In some cities, it is illegal to share food with homeless people. The report details the case of Birmingham, Alabama Pastor Rick Wood, who was ordered by police to stop serving hotdogs and bottled water to homeless people in a city park.
 
This makes me so mad,’ Wood told a local news station. ‘These people are hungry, they’re starving. They need help from people. They can’t afford to buy something from a food truck.’”
 
Bans on food-sharing exist in 17 of the cities studied by the Law Center and are based on the wrong assumption that free food services will bring an influx of homeless persons to the area. In reality, the bans simply force people to search for food in less safe places like dumpsters and trash cans.
 
There has been a nationwide increase in criminalization laws since 2011, despite mounting evidence that criminalization is the most expensive and least effective way to deal with homelessness.

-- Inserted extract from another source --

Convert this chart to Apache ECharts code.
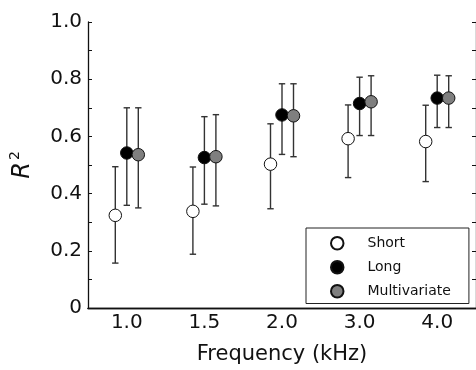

As cities increasingly opt for these bad policies, there will eventually be no safe place left for homeless people.
 
Instead, communities should focus on constructive alternatives to criminalization that actually work; policies like the “housing first” strategy that provides housing and supportive services to homeless people and is also much less costly than the price of jail stays and emergency room visits.
 
Could you survive if there were no place you were allowed to fall asleep, store your belongings, or stand still? There are far better policy choices than criminalization and making it illegal for people to simply try to survive; policies that are better for homeless people, and better for the character of our nation.